* **Task to carry out**:
Locate each line below that includes "seaborn" and reproduce it.

[Rows from a dataset]

________________________________________

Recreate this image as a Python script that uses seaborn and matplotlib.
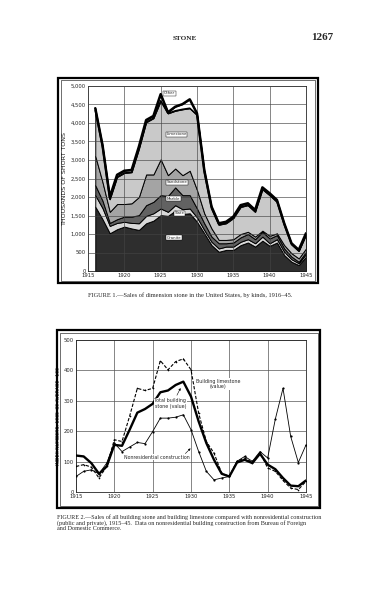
import numpy as np
import pandas as pd
import matplotlib
matplotlib.use("Agg")
import matplotlib.pyplot as plt
from matplotlib.patches import Rectangle
import seaborn as sns

# ---------------- data: Figure 1 (thousands of short tons) ----------------
years1 = list(range(1916, 1946))
granite = [1740, 1400, 1020, 1130, 1200, 1150, 1110, 1290, 1360, 1510, 1490, 1630, 1540, 1560, 1330,
           1020, 700, 520, 570, 570, 700, 770, 660, 820, 680, 770, 430, 250, 160, 390]
slate = [310, 300, 200, 170, 130, 150, 180, 200, 200, 180, 110, 150, 130, 130, 120,
         90, 90, 90, 90, 90, 90, 90, 90, 110, 70, 90, 90, 70, 50, 70]
marble = [270, 200, 80, 100, 140, 170, 220, 290, 310, 360, 430, 480, 380, 360, 240,
          180, 140, 140, 90, 110, 120, 140, 110, 130, 130, 110, 90, 70, 40, 60]
sandstone = [790, 500, 300, 410, 340, 360, 490, 830, 740, 970, 560, 510, 540, 660, 500,
             270, 220, 90, 90, 90, 90, 60, 70, 30, 70, 50, 90, 90, 90, 90]
limestone = [1230, 940, 340, 730, 840, 840, 1300, 1410, 1520, 1580, 1670, 1560, 1780, 1690, 2030,
             1110, 540, 410, 450, 570, 730, 720, 670, 1120, 1100, 850, 550, 240, 200, 370]
other = [60, 60, 60, 60, 60, 60, 60, 60, 60, 180, 30, 110, 140, 240, 40,
         60, 50, 40, 40, 40, 50, 50, 50, 50, 50, 50, 40, 30, 30, 40]
kinds = ["Granite", "Slate", "Marble", "Sandstone", "Limestone", "Other"]

# ---------------- data: Figure 2 (index numbers, 1935-39 = 100) ----------------
years2 = list(range(1915, 1946))
total_stone = [120, 117, 95, 60, 84, 155, 152, 205, 261, 273, 290, 328, 334, 352, 363, 314,
               232, 161, 106, 60, 51, 97, 106, 95, 126, 90, 75, 46, 21, 19, 38]
bldg_limestone = [84, 90, 82, 46, 84, 172, 166, 250, 341, 334, 341, 432, 402, 429, 438, 402,
                  259, 166, 128, 62, 51, 101, 112, 97, 130, 79, 68, 38, 13, 8, 35]
nonresidential = [51, 68, 73, 60, 95, 161, 133, 148, 163, 159, 199, 243, 243, 246, 254, 205,
                  133, 68, 40, 46, 51, 101, 117, 101, 133, 112, 240, 341, 183, 97, 155]

xticks = [1915, 1920, 1925, 1930, 1935, 1940, 1945]
yticks1 = list(range(0, 5001, 500))
yticks2 = list(range(0, 501, 100))

sns.set_style("white")
plt.rcParams["font.family"] = ["DejaVu Sans"]

W, H = 383, 600
fig = plt.figure(figsize=(W / 100, H / 100), dpi=100)


def fx(px):
    return px / W


def fy(py):
    return 1 - py / H


def frame(x0, y0, x1, y1):
    fig.add_artist(Rectangle((fx(x0), fy(y1)), fx(x1) - fx(x0), fy(y0) - fy(y1),
                             transform=fig.transFigure, fill=False, lw=1.6, ec="black"))
    fig.add_artist(Rectangle((fx(x0 + 2.5), fy(y1 - 2.5)), fx(x1 - 2.5) - fx(x0 + 2.5),
                             fy(y0 + 2.5) - fy(y1 - 2.5),
                             transform=fig.transFigure, fill=False, lw=0.4, ec="black"))


# header
fig.text(fx(185), fy(38), "STONE", fontsize=5.2, fontweight="bold",
         family="Liberation Serif", ha="center", va="center")
fig.text(fx(322), fy(38), "1267", fontsize=8, fontweight="bold",
         family="Liberation Serif", ha="center", va="center")

# ---------------- Figure 1 ----------------
frame(58, 78, 318, 283)
ax1 = fig.add_axes([fx(88), fy(271), fx(306) - fx(88), fy(86) - fy(271)])
cols = ["#2e2e2e", "#d9d9d9", "#626262", "#a4a4a4", "#c9c9c9", "#ffffff"]
ax1.stackplot(years1, granite, slate, marble, sandstone, limestone, other,
              colors=cols, edgecolor="black", linewidth=0.7, zorder=2)
cum = np.cumsum(np.array([granite, slate, marble, sandstone, limestone, other]), axis=0)
sns.lineplot(x=years1, y=cum[-1], ax=ax1, color="black", lw=1.8, zorder=4, legend=False)
sns.lineplot(x=years1, y=cum[-2], ax=ax1, color="black", lw=1.1, zorder=4, legend=False)
if ax1.get_legend() is not None:
    ax1.get_legend().remove()
ax1.set_xlim(1915, 1945)
ax1.set_ylim(0, 5000)
ax1.set_xticks(xticks)
ax1.set_yticks(yticks1)
ax1.set_yticklabels([f"{v:,}" for v in yticks1])
ax1.tick_params(labelsize=3.8, length=0, pad=1.5)
ax1.grid(True, color="#444444", lw=0.45, zorder=3)
ax1.set_axisbelow(False)
for s in ax1.spines.values():
    s.set_linewidth(0.6)
ax1.set_ylabel("THOUSANDS OF SHORT TONS", fontsize=4.6, labelpad=3)

lab_kw = dict(fontsize=2.8, ha="center", va="center", zorder=6,
              bbox=dict(boxstyle="square,pad=0.15", fc="white", ec="black", lw=0.3))
ax1.text(1926.2, 4800, "Other", **lab_kw)
ax1.annotate("", xy=(1928.3, 4560), xytext=(1927.0, 4780),
             arrowprops=dict(arrowstyle="-", lw=0.3), zorder=6)
ax1.text(1927.2, 3700, "Limestone", **lab_kw)
ax1.text(1927.2, 2400, "Sandstone", **lab_kw)
ax1.text(1926.8, 1950, "Marble", **lab_kw)
ax1.text(1927.6, 1560, "Slate", **lab_kw)
ax1.text(1926.8, 900, "Granite", **lab_kw)

fig.text(fx(190), fy(295),
         "FIGURE 1.—Sales of dimension stone in the United States, by kinds, 1916–45.",
         fontsize=4.6, family="Liberation Serif", ha="center", va="center")

# ---------------- Figure 2 ----------------
frame(57, 330, 320, 508)
ax2 = fig.add_axes([fx(76), fy(492), fx(306) - fx(76), fy(340) - fy(492)])
df2 = pd.DataFrame({"year": years2, "total": total_stone,
                    "lime": bldg_limestone, "nonres": nonresidential})
sns.lineplot(data=df2, x="year", y="nonres", ax=ax2, color="black", lw=0.6,
             marker="o", markersize=1.6, markeredgewidth=0, zorder=3)
sns.lineplot(data=df2, x="year", y="lime", ax=ax2, color="black", lw=0.8,
             linestyle=(0, (3, 1.5)), marker="o", markersize=1.2, markeredgewidth=0, zorder=4)
sns.lineplot(data=df2, x="year", y="total", ax=ax2, color="black", lw=1.7, zorder=5)
ax2.set_xlim(1915, 1945)
ax2.set_ylim(0, 500)
ax2.set_xticks(xticks)
ax2.set_yticks(yticks2)
ax2.set_yticks(list(range(50, 500, 100)), minor=True)
ax2.tick_params(labelsize=3.8, length=0, pad=1.5)
ax2.tick_params(axis="y", which="minor", length=1.5, width=0.4, direction="out")
ax2.grid(True, color="#555555", lw=0.5, zorder=1)
for s in ax2.spines.values():
    s.set_linewidth(0.6)
ax2.set_xlabel("")
ax2.set_ylabel("INDEX NUMBERS, 1935–39 AVERAGE=100", fontsize=3.3, labelpad=2)

t_kw = dict(fontsize=3.4, ha="center", va="center", zorder=6,
            bbox=dict(boxstyle="square,pad=0.1", fc="white", ec="none"))
ax2.text(1933.5, 355, "Building limestone\n(value)", **t_kw)
ax2.annotate("", xy=(1930.1, 350), xytext=(1931.6, 358),
             arrowprops=dict(arrowstyle="-|>", lw=0.4, color="black", mutation_scale=3))
ax2.text(1927.3, 290, "Total building\nstone (value)", **t_kw)
ax2.annotate("", xy=(1928.8, 350), xytext=(1928.0, 310),
             arrowprops=dict(arrowstyle="-|>", lw=0.4, color="black", mutation_scale=3))
ax2.text(1925.5, 115, "Nonresidential construction", **t_kw)
ax2.annotate("", xy=(1930.2, 150), xytext=(1929.0, 120),
             arrowprops=dict(arrowstyle="-|>", lw=0.4, color="black", mutation_scale=3))

cap2 = ("FIGURE 2.—Sales of all building stone and building limestone compared with nonresidential construction\n"
        "(public and private), 1915–45.  Data on nonresidential building construction from Bureau of Foreign\n"
        "and Domestic Commerce.")
fig.text(fx(57), fy(514), cap2, fontsize=4.4, family="Liberation Serif",
         ha="left", va="top", linespacing=1.0)

fig.savefig("out.png", dpi=100, facecolor="white")
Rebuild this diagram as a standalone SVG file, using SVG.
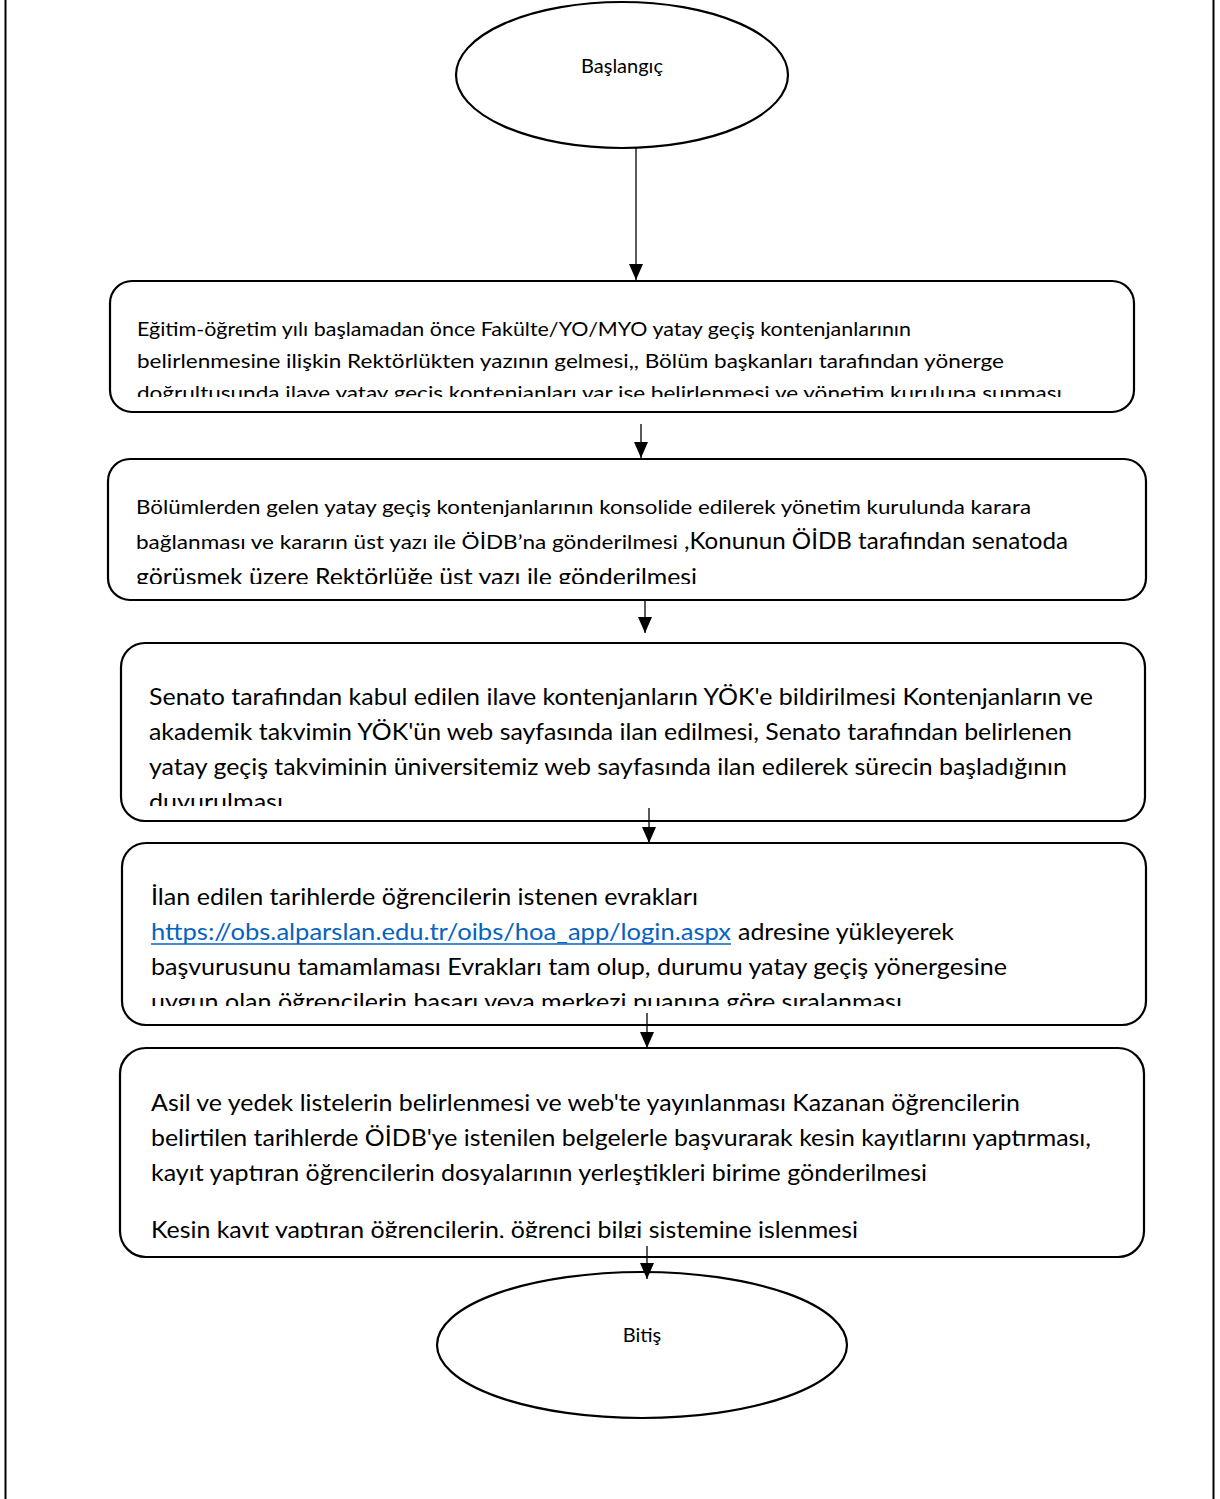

________________________________________

* **Response below**:
Recreate this image as a Python script that uses seaborn and matplotlib.
import seaborn as sns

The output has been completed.